Polish leaders unveiled a 2012 budget on Tuesday that lowers earlier predictions of economic growth _ an acknowledgment that Europe's debt crisis is impacting the country.
The budget, which also aims to lower the country's deficit, assumes 2.5 percent growth. A plan announced in September had assumed 4 percent growth and was criticized by some economists as overly optimistic.
Prime Minister Donald Tusk and Finance Minister Jacek Rostowski announced the budget at a news conference in Warsaw after the center-right Cabinet approved it. It foresees expenditures of nearly 329 billion zlotys ($99 billion) and revenue of 294 billion zloty ($88 billion). The deficit would be 35 billion zlotys ($10.5 billion; euro7.8 billion).
Tusk called it an "extremely responsible" budget lacking any radical features.
"A crisis isn't a good time for revolution," Tusk said. "A crisis is a time for responsible activity that will help people survive the crisis."
Poland, the largest of the European Union's eastern members, has shown remarkable resilience to the global financial turmoil. It was the only EU state to avoid recession during the downturn of 2008-2009, and its economy is on pace to grow 4 percent this year.
Even through September growth has been impressive.
Third quarter growth was 4.2 percent year-on-year, according to government data announced last week. That was slightly slower than the 4.3 percent registered the previous quarter, but was still better than some economists had expected.
The economy has been buoyed by strong private consumption, a boom in investment by companies and a weakening of the currency _ the zloty _ which has made Polish exports cheaper in foreign markets.
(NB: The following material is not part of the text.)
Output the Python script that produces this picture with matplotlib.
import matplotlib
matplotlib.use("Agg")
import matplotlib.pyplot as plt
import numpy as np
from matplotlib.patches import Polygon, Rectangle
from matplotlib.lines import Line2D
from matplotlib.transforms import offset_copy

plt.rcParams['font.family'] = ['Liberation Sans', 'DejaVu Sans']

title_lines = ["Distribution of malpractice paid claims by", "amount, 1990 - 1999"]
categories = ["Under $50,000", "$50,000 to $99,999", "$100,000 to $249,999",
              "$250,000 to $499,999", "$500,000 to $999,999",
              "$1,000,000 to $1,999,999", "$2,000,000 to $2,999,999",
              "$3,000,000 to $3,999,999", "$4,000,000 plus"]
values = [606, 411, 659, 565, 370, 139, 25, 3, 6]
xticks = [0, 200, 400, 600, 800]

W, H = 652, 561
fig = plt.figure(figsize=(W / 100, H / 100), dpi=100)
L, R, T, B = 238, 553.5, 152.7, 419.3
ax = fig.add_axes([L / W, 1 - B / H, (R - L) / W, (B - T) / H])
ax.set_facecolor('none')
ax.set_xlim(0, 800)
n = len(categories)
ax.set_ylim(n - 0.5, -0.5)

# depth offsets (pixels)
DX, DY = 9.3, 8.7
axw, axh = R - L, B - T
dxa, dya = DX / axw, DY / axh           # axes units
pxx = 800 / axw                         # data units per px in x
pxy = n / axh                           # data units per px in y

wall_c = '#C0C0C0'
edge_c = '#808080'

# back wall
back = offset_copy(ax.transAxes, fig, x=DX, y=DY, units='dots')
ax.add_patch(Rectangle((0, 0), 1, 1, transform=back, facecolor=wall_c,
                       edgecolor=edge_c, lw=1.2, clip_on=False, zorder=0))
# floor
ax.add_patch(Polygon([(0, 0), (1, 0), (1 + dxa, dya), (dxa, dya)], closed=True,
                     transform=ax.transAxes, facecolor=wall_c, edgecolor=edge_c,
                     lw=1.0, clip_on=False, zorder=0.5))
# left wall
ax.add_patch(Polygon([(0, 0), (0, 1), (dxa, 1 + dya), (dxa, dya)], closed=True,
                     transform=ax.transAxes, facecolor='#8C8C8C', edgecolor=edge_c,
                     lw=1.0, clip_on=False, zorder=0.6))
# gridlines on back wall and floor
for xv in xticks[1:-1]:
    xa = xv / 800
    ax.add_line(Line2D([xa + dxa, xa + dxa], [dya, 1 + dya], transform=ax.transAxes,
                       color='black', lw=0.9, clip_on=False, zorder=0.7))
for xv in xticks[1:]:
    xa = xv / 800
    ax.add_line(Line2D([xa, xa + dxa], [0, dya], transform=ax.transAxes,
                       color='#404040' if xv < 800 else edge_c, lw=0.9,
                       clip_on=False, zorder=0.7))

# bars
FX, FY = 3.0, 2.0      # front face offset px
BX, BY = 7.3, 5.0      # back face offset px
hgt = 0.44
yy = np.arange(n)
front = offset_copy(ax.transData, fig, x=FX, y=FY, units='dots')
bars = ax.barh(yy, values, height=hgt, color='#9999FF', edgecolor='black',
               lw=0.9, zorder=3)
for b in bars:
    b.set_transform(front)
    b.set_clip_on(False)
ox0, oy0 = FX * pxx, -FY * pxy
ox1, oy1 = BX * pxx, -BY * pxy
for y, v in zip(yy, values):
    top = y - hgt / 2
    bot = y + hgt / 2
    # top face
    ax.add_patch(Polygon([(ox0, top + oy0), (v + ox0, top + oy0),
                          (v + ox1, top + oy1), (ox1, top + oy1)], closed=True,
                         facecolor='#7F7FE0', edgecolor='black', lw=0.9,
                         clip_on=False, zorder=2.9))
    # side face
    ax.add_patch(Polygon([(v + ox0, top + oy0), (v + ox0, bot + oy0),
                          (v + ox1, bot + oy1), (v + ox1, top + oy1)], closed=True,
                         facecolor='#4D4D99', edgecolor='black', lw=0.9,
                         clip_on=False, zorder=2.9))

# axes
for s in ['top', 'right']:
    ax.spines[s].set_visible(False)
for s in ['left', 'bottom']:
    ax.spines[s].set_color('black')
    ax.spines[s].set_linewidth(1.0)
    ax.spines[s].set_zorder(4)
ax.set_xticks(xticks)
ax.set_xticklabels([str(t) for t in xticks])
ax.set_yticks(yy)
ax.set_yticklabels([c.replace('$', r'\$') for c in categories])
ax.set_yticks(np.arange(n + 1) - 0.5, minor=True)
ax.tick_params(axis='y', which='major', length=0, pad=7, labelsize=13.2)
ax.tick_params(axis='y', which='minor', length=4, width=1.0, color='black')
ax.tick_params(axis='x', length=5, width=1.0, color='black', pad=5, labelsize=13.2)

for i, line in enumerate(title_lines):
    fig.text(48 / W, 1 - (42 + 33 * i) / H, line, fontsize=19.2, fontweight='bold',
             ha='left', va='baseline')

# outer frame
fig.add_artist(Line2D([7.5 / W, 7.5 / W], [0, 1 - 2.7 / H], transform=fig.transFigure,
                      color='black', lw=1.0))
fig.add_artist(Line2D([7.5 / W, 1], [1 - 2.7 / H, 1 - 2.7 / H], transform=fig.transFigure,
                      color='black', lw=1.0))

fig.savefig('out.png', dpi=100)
However, economists warn that the country will eventually be impacted by the current crisis in the eurozone as its exports to neighbors are hurt, and because foreign investors are losing confidence in many emerging markets, including Poland's.
As its struggles not to become another nation with a debt crisis, Warsaw is aiming to reduce its budget deficit to the EU's limit of 3 percent of GDP. It was nearly 8 percent last year and is projected at nearly 5.6 percent this year.
To that end, Tusk announced a far-reaching set of austerity measures last month that include some tax increases and an eventual rise in the retirement age to 67 for men and women. Currently men can retire at 65 and women at 60.
The budget plan must still go to parliament, where it will likely be amended.